The State of Wisconsin vs. Steven A. Avery will supposedly feature new interviews with everyone's favorite prosecutor-turned-memoirist, Ken Kratz (surprise, surprise), as well as Avery's defense attorney Jerry Buting, who was part of the original Avery defense team. Additionally, Dateline has reportedly procured never-before-seen interviews from 2005 with Penny Beerntsen, the sexual assault victim in the 1985 case for which Avery was wrongfully convicted. The hour-long special will give viewers the opportunity to see Dateline correspondent Andrea Canning do her own sleuthing in Manitowoc County.
Will this special help put the nation's mind to rest over whether or not Avery is innocent or guilty? Will it squash rumors of judicial misconduct? Will it give Avery's champions hope? All of that still remains to be seen.

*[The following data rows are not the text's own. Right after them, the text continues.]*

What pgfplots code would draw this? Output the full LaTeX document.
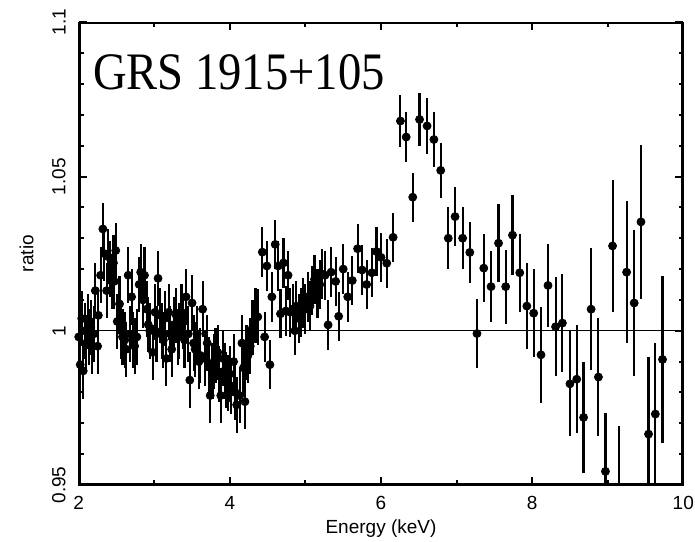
\documentclass[border=0pt]{standalone}
\usepackage{fontspec}
\setmainfont{Liberation Sans}
\newfontfamily\titlefont{Liberation Serif}
\usepackage{pgfplots}
\pgfplotsset{compat=1.18}
\usepackage{pgfplotstable}

\pgfplotstableread{
x y e
2.00 0.998 0.009
2.02 0.989 0.009
2.04 1.004 0.009
2.06 0.987 0.009
2.08 1.000 0.009
2.10 0.996 0.009
2.12 1.003 0.009
2.14 0.998 0.009
2.16 1.001 0.009
2.18 0.995 0.009
2.20 0.999 0.009
2.22 1.013 0.009
2.25 0.995 0.009
2.26 1.005 0.009
2.29 1.018 0.009
2.32 1.033 0.0085
2.34 1.025 0.009
2.37 1.013 0.009
2.39 1.024 0.009
2.42 1.020 0.009
2.44 1.016 0.009
2.46 1.022 0.009
2.47 1.016 0.009
2.49 1.026 0.009
2.51 1.003 0.009
2.54 1.0087 0.009
2.56 1.000 0.009
2.58 0.998 0.009
2.61 0.997 0.009
2.63 0.994 0.009
2.655 1.018 0.009
2.68 0.999 0.009
2.70 1.011 0.009
2.72 0.997 0.009
2.74 0.995 0.009
2.77 0.998 0.009
2.80 1.015 0.009
2.82 1.019 0.009
2.85 1.010 0.009
2.87 1.018 0.009
2.90 1.007 0.009
2.92 1.002 0.009
2.94 1.000 0.009
2.98 0.993 0.009
3.01 1.006 0.009
3.03 0.999 0.009
3.05 1.017 0.009
3.08 1.005 0.009
3.10 1.000 0.009
3.12 0.997 0.009
3.14 1.004 0.009
3.16 0.991 0.009
3.19 1.006 0.009
3.21 0.999 0.009
3.23 0.994 0.009
3.26 1.002 0.009
3.29 1.005 0.009
3.31 0.998 0.009
3.33 1.000 0.009
3.36 1.006 0.009
3.38 1.003 0.009
3.40 0.997 0.009
3.42 1.011 0.009
3.45 0.999 0.009
3.47 0.984 0.009
3.50 1.009 0.009
3.52 0.996 0.009
3.54 0.994 0.009
3.57 0.999 0.009
3.59 0.990 0.009
3.61 0.992 0.009
3.64 1.007 0.009
3.67 0.991 0.009
3.70 0.996 0.009
3.72 0.989 0.009
3.74 0.979 0.009
3.77 0.987 0.009
3.79 0.990 0.009
3.81 0.992 0.009
3.84 0.993 0.009
3.86 0.986 0.009
3.88 0.979 0.009
3.91 0.991 0.009
3.93 0.987 0.009
3.95 0.984 0.009
3.98 0.983 0.009
4.00 0.986 0.009
4.02 0.982 0.009
4.05 0.990 0.009
4.07 0.980 0.009
4.09 0.976 0.009
4.13 0.979 0.009
4.16 0.996 0.009
4.18 0.988 0.009
4.20 0.977 0.009
4.22 0.993 0.009
4.24 0.992 0.009
4.27 0.995 0.009
4.30 1.001 0.009
4.34 1.005 0.009
4.37 1.0045 0.009
4.43 1.0255 0.008
4.46 0.998 0.008
4.49 1.021 0.008
4.53 0.989 0.008
4.556 1.011 0.008
4.60 1.028 0.008
4.64 1.021 0.008
4.67 1.0055 0.008
4.71 1.022 0.008
4.74 1.0064 0.008
4.77 1.018 0.008
4.80 1.006 0.008
4.83 1.007 0.008
4.86 1.000 0.008
4.88 1.008 0.008
4.91 1.004 0.008
4.94 1.006 0.008
4.97 1.009 0.008
5.00 1.007 0.008
5.03 1.011 0.008
5.06 1.008 0.008
5.09 1.013 0.008
5.12 1.0167 0.008
5.16 1.012 0.008
5.19 1.015 0.008
5.22 1.0184 0.008
5.26 1.018 0.008
5.30 1.0019 0.008
5.34 1.019 0.008
5.40 1.016 0.008
5.44 1.0047 0.008
5.50 1.020 0.008
5.56 1.011 0.008
5.62 1.0163 0.008
5.69 1.0266 0.008
5.75 1.0197 0.008
5.81 1.015 0.008
5.88 1.0188 0.008
5.94 1.0257 0.008
6.00 1.0238 0.008
6.076 1.0219 0.008
6.16 1.0303 0.008
6.257 1.068 0.0085
6.333 1.0628 0.008
6.42 1.0433 0.008
6.51 1.0685 0.0085
6.61 1.0664 0.009
6.70 1.062 0.009
6.79 1.052 0.009
6.89 1.030 0.010
6.98 1.037 0.0095
7.08 1.030 0.010
7.175 1.0254 0.010
7.27 0.9991 0.0112
7.36 1.0203 0.011
7.456 1.0143 0.0115
7.555 1.0284 0.0126
7.65 1.0143 0.012
7.74 1.031 0.013
7.836 1.0188 0.0127
7.93 1.008 0.014
8.02 1.0057 0.0143
8.117 0.9922 0.0155
8.21 1.0147 0.0135
8.31 1.0013 0.016
8.40 1.0025 0.016
8.50 0.9828 0.017
8.59 0.9843 0.0176
8.68 0.9719 0.018
8.78 1.007 0.0197
8.877 0.985 0.019
8.97 0.9544 0.019
9.064 1.0275 0.0215
9.15 0.945 0.024
9.25 1.019 0.023
9.35 1.009 0.0236
9.44 1.0353 0.025
9.54 0.9665 0.025
9.63 0.973 0.023
9.725 0.9907 0.027
9.98 0.94 0.022
}\ratiodata

\begin{document}
\begin{tikzpicture}
\path[use as bounding box] (-39.35pt,-28pt) rectangle (308.15pt,242.5pt);
\begin{axis}[
  at={(0pt,0pt)}, anchor=south west,
  scale only axis,
  width=302.3pt, height=231.35pt,
  xmin=2, xmax=10, ymin=0.95, ymax=1.1,
  xtick={2,4,6,8,10}, xticklabels={2,4,6,8,10},
  minor xtick={3,5,7,9},
  ytick={0.95,1,1.05,1.1}, yticklabels={0.95,1,1.05,1.1},
  minor ytick={0.96,0.97,0.98,0.99,1.01,1.02,1.03,1.04,1.06,1.07,1.08,1.09},
  tick align=inside,
  major tick length=4pt, minor tick length=2.4pt,
  every tick/.append style={line width=1pt, black},
  ticklabel style={font=\fontsize{9.5}{11}\selectfont},
  yticklabel style={xshift=-3pt, rotate=90, anchor=south},
  xticklabel style={yshift=-2pt},
  xlabel={Energy (keV)}, ylabel={ratio},
  every axis label/.append style={font=\fontsize{9.5}{11}\selectfont},
  xlabel style={at={(axis description cs:0.5,-0.0951)}, anchor=center},
  ylabel style={at={(axis description cs:-0.086,0.5)}, anchor=center},
  unbounded coords=jump,
  clip=true,
]
% frame (half of the width falls inside the clipped area)
\addplot[black, line width=2pt, forget plot] coordinates {(2,0.95) (10,0.95) (10,1.1) (2,1.1) (2,0.95)};
% major ticks
\addplot[black, line width=1pt, forget plot] coordinates {
 (4,0.95) (4,0.9526) (nan,nan) (6,0.95) (6,0.9526) (nan,nan) (8,0.95) (8,0.9526) (nan,nan)
 (4,1.1) (4,1.0974) (nan,nan) (6,1.1) (6,1.0974) (nan,nan) (8,1.1) (8,1.0974) (nan,nan)
 (2,1) (2.106,1) (nan,nan) (2,1.05) (2.106,1.05) (nan,nan)
 (10,1) (9.894,1) (nan,nan) (10,1.05) (9.894,1.05)};
% minor ticks
\addplot[black, line width=1pt, forget plot] coordinates {
 (3,0.95) (3,0.9516) (nan,nan) (5,0.95) (5,0.9516) (nan,nan) (7,0.95) (7,0.9516) (nan,nan) (9,0.95) (9,0.9516) (nan,nan)
 (3,1.1) (3,1.0984) (nan,nan) (5,1.1) (5,1.0984) (nan,nan) (7,1.1) (7,1.0984) (nan,nan) (9,1.1) (9,1.0984) (nan,nan)
 (2,0.96) (2.0635,0.96) (nan,nan) (2,0.97) (2.0635,0.97) (nan,nan) (2,0.98) (2.0635,0.98) (nan,nan) (2,0.99) (2.0635,0.99) (nan,nan)
 (2,1.01) (2.0635,1.01) (nan,nan) (2,1.02) (2.0635,1.02) (nan,nan) (2,1.03) (2.0635,1.03) (nan,nan) (2,1.04) (2.0635,1.04) (nan,nan)
 (2,1.06) (2.0635,1.06) (nan,nan) (2,1.07) (2.0635,1.07) (nan,nan) (2,1.08) (2.0635,1.08) (nan,nan) (2,1.09) (2.0635,1.09) (nan,nan)
 (10,0.96) (9.9365,0.96) (nan,nan) (10,0.97) (9.9365,0.97) (nan,nan) (10,0.98) (9.9365,0.98) (nan,nan) (10,0.99) (9.9365,0.99) (nan,nan)
 (10,1.01) (9.9365,1.01) (nan,nan) (10,1.02) (9.9365,1.02) (nan,nan) (10,1.03) (9.9365,1.03) (nan,nan) (10,1.04) (9.9365,1.04) (nan,nan)
 (10,1.06) (9.9365,1.06) (nan,nan) (10,1.07) (9.9365,1.07) (nan,nan) (10,1.08) (9.9365,1.08) (nan,nan) (10,1.09) (9.9365,1.09)};
\addplot[black, line width=0.6pt, forget plot] coordinates {(2,1) (10,1)};
\addplot[only marks, mark=*, mark size=2pt, black,
  error bars/.cd, y dir=both, y explicit, error mark=none,
  error bar style={line width=1.05pt, black}]
  table[x=x, y=y, y error=e] {\ratiodata};
\node[anchor=base west, inner sep=0, yscale=1.13,
  font=\titlefont\fontsize{23.3}{28}\selectfont]
  at (axis description cs:0.0232,0.8537) {GRS 1915+105};
\end{axis}
\end{tikzpicture}
\end{document}
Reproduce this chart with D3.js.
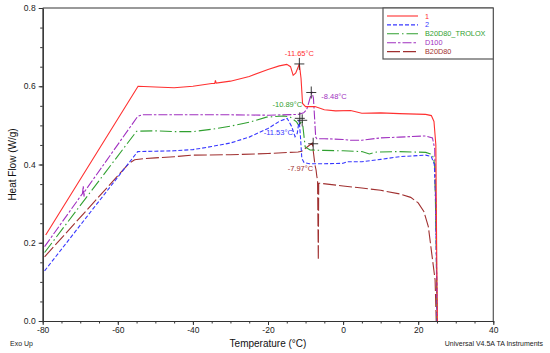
<!DOCTYPE html>
<html><head><meta charset="utf-8">
<script src="https://cdn.jsdelivr.net/npm/d3@7"></script>
<style>html,body{margin:0;padding:0;background:#fff;}svg{display:block;font-family:"Liberation Sans",Arial,sans-serif;}</style>
</head><body>
<svg id="chart" width="550" height="353"></svg>
<script>
// ---- data ----
const seriesNames = ["1", "2", "B20D80_TROLOX", "D100", "B20D80"];

const s1_T  = [-79.2,-54.6,-50,-45,-40,-35,-34.2,-34.0,-33.8,-30,-25,-20,-17,-15,-14,-13.3,-12.6,-11.65,-11.2,-10.8,-10,-7.5,-5,-2,2,5,10,15,22,23.5,24.2,24.7,24.9,25.1];
const s1_HF = [0.220,0.600,0.598,0.596,0.600,0.607,0.607,0.615,0.608,0.613,0.625,0.643,0.652,0.656,0.650,0.628,0.634,0.657,0.620,0.556,0.548,0.548,0.540,0.537,0.538,0.531,0.532,0.530,0.528,0.525,0.510,0.450,0.200,0.000];

const s2_T  = [-79.5,-54.7,-50,-45,-40,-35,-30,-25,-20,-17,-14.9,-13.7,-12.8,-12.2,-11.7,-11.3,-11.0,-10.4,-9,-5,0,1,5,10,15,22,23.5,24.3,24.7,25.0];
const s2_HF = [0.128,0.433,0.434,0.435,0.438,0.446,0.455,0.470,0.492,0.510,0.518,0.497,0.471,0.480,0.514,0.463,0.416,0.405,0.402,0.402,0.403,0.407,0.407,0.413,0.420,0.424,0.420,0.400,0.300,0.000];

const s3_T  = [-79.5,-55,-50,-45,-40,-35,-30,-25,-20.4,-15.9,-14.2,-12.4,-11.8,-10.89,-10.5,-10.1,-8.8,-5,0,5,7,9,15,22,23.8,24.4,24.8,25.0];
const s3_HF = [0.175,0.485,0.486,0.484,0.484,0.490,0.498,0.508,0.521,0.524,0.522,0.509,0.500,0.513,0.480,0.445,0.437,0.436,0.435,0.433,0.427,0.432,0.433,0.431,0.425,0.400,0.200,0.000];

const s4_T  = [-79.5,-69.4,-69.2,-69.0,-68.9,-54.7,-53.5,-50,-40,-30,-20,-12,-10.5,-9.7,-8.8,-8.3,-7.9,-7.6,-7.3,-7.0,-5,0,2,5,10,15,22,23.8,24.4,24.8,25.1];
const s4_HF = [0.190,0.326,0.345,0.318,0.330,0.523,0.527,0.527,0.527,0.527,0.526,0.528,0.532,0.540,0.570,0.584,0.570,0.520,0.470,0.466,0.466,0.464,0.462,0.462,0.468,0.470,0.473,0.468,0.440,0.200,0.000];

const s5_T  = [-79.5,-57,-55.5,-53,-50,-45,-40,-30,-20,-12,-11,-8.2,-7.5,-7.2,-7.0,-6.8,-6.6,-6.5,-6,0,5,10,15,18,20,21.5,22.7,23.6,24.5,24.8];
const s5_HF = [0.164,0.403,0.412,0.415,0.417,0.420,0.424,0.425,0.428,0.432,0.434,0.455,0.399,0.386,0.370,0.360,0.156,0.352,0.352,0.345,0.340,0.334,0.325,0.316,0.302,0.280,0.241,0.173,0.105,0.000];

// peak annotations
const peakT  = [-11.65, -8.48, -10.89, -11.53, -7.97];
const peakHF = [0.657, 0.584, 0.513, 0.518, 0.453];
const peakSeries = [0, 3, 2, 1, 4];

const xTicks = [-80,-60,-40,-20,0,20,40];
const yTicks = [0.0,0.2,0.4,0.6,0.8];

// ---- styles ----
const colors = ["#ff3030","#3838ff","#30a030","#a030c0","#a03030"];
const dashes = [null,"4,2","12,3,1.5,3","9,2,2.5,2","13,3"];

const svg = d3.select("#chart");
const x = d3.scaleLinear().domain([-80,40]).range([42.7,493.3]);
const y = d3.scaleLinear().domain([0,0.8]).range([321,8]);

// frame (top/right)
svg.append("line").attr("x1",x(-80)).attr("x2",x(40)).attr("y1",y(0.8)).attr("y2",y(0.8)).attr("stroke","#777").attr("stroke-width",1.5);
svg.append("line").attr("x1",x(40)).attr("x2",x(40)).attr("y1",y(0.8)).attr("y2",y(0)).attr("stroke","#555").attr("stroke-width",1.2);

// axes
const xAxis = d3.axisBottom(x).tickValues(xTicks).tickFormat(d=>String(d)).tickSizeInner(4).tickSizeOuter(0).tickPadding(2);
const xMinor = d3.axisBottom(x).tickValues(d3.range(-80,41,5)).tickFormat("").tickSizeInner(2.5).tickSizeOuter(0);
const gx2 = svg.append("g").attr("transform",`translate(0,${y(0)})`).call(xMinor);
const gx = svg.append("g").attr("transform",`translate(0,${y(0)})`).call(xAxis);
const yAxis = d3.axisLeft(y).tickValues(yTicks).tickFormat(d=>d.toFixed(1)).tickSizeInner(4).tickSizeOuter(0).tickPadding(3);
const yMinor = d3.axisLeft(y).tickValues(d3.range(0,0.801,0.05)).tickFormat("").tickSizeInner(2.5).tickSizeOuter(0);
const gy2 = svg.append("g").attr("transform",`translate(${x(-80)},0)`).call(yMinor);
const gy = svg.append("g").attr("transform",`translate(${x(-80)},0)`).call(yAxis);
[gx,gx2,gy,gy2].forEach(g=>{
  g.selectAll("path").attr("stroke","#333").attr("stroke-width",1.2);
  g.selectAll("line").attr("stroke","#333");
  g.selectAll("text").attr("font-size","8.5px").attr("fill","#222").attr("font-family",'"Liberation Sans",Arial,sans-serif');
});

// series
const seriesT = [s1_T,s2_T,s3_T,s4_T,s5_T];
const seriesHF = [s1_HF,s2_HF,s3_HF,s4_HF,s5_HF];
const line = d3.line().x(d=>x(d[0])).y(d=>y(d[1]));
const order = [4,3,2,1,0];
order.forEach(i=>{
  const pts = seriesT[i].map((t,k)=>[t,seriesHF[i][k]]);
  svg.append("path").datum(pts).attr("d",line).attr("fill","none")
    .attr("stroke",colors[i]).attr("stroke-width",1.1)
    .attr("stroke-dasharray",dashes[i]);
});

// peak markers
peakT.forEach((t,k)=>{
  const cx = x(t), cy = y(peakHF[k]);
  svg.append("line").attr("x1",cx-5).attr("x2",cx+5).attr("y1",cy).attr("y2",cy).attr("stroke","#222").attr("stroke-width",0.9);
  svg.append("line").attr("x1",cx).attr("x2",cx).attr("y1",cy-6).attr("y2",cy+6).attr("stroke","#222").attr("stroke-width",0.9);
});
// peak labels (offsets in px relative to marker)
const labelOff = [[0,-8,"middle"],[10,6,"start"],[0,-13,"end"],[-7,17,"end"],[0,27,"end"]];
peakT.forEach((t,k)=>{
  const cx = x(t), cy = y(peakHF[k]);
  svg.append("text").attr("x",cx+labelOff[k][0]).attr("y",cy+labelOff[k][1])
    .attr("text-anchor",labelOff[k][2]).attr("font-size","7.5px")
    .attr("fill",colors[peakSeries[k]]).text(t.toFixed(2)+"°C");
});

// legend
const lg = svg.append("g");
lg.append("rect").attr("x",383).attr("y",y(0.8)).attr("width",x(40)-383).attr("height",51)
  .attr("fill","#fff").attr("stroke","#555").attr("stroke-width",1.2);
seriesNames.forEach((n,i)=>{
  const yy = 16 + i*8.9;
  lg.append("line").attr("x1",387).attr("x2",418).attr("y1",yy).attr("y2",yy)
    .attr("stroke",colors[i]).attr("stroke-width",1.1).attr("stroke-dasharray",dashes[i]);
  lg.append("text").attr("x",425).attr("y",yy).attr("dy","0.35em").attr("font-size","7.3px")
    .attr("fill",colors[i]).text(n);
});

// titles
svg.append("text").attr("x",(x(-80)+x(40))/2).attr("y",347).attr("text-anchor","middle")
  .attr("font-size","10px").attr("fill","#111").text("Temperature (°C)");
svg.append("text").attr("transform",`translate(16,${(y(0)+y(0.8))/2}) rotate(-90)`).attr("text-anchor","middle")
  .attr("font-size","10px").attr("fill","#111").text("Heat Flow (W/g)");
svg.append("text").attr("x",10).attr("y",346).attr("font-size","7px").attr("fill","#222").text("Exo Up");
svg.append("text").attr("x",543).attr("y",346).attr("text-anchor","end").attr("font-size","7px").attr("fill","#222").text("Universal V4.5A TA Instruments");
</script>
</body></html>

It's not likely that viewers will hear a new account of what went down from Kratz and the special's other interviewees. After the popularity of Making a Murderer exploded, Kratz told Nightline in an interview his thoughts on the series, and how it may have tainted America's perception of Avery. "This is not a documentary at all," Kratz said. "It's still a defense advocacy piece." Kratz went on to elaborate that the filmmakers were intent upon one outcome — proving that Avery was innocent and that he had been "the subject of planted evidence."
Such allegations have not only kept the nation riveted, they've caused many people to take action. From writing letters to Gov. Scott Walker of Wisconsin asking the state to pardon Avery on the basis that his Constitutional rights were violated, to those urging The Innocence Project to examine the case in full, I can't really think of another binge-watch that has stirred as much public interest.
The series has seemingly opened people's eyes to all of the police procedures and courtroom drama not shown on Law & Order. I for one can't wait to see what evidence Dateline's Canning may have unearthed from the archives to shed new light on this case.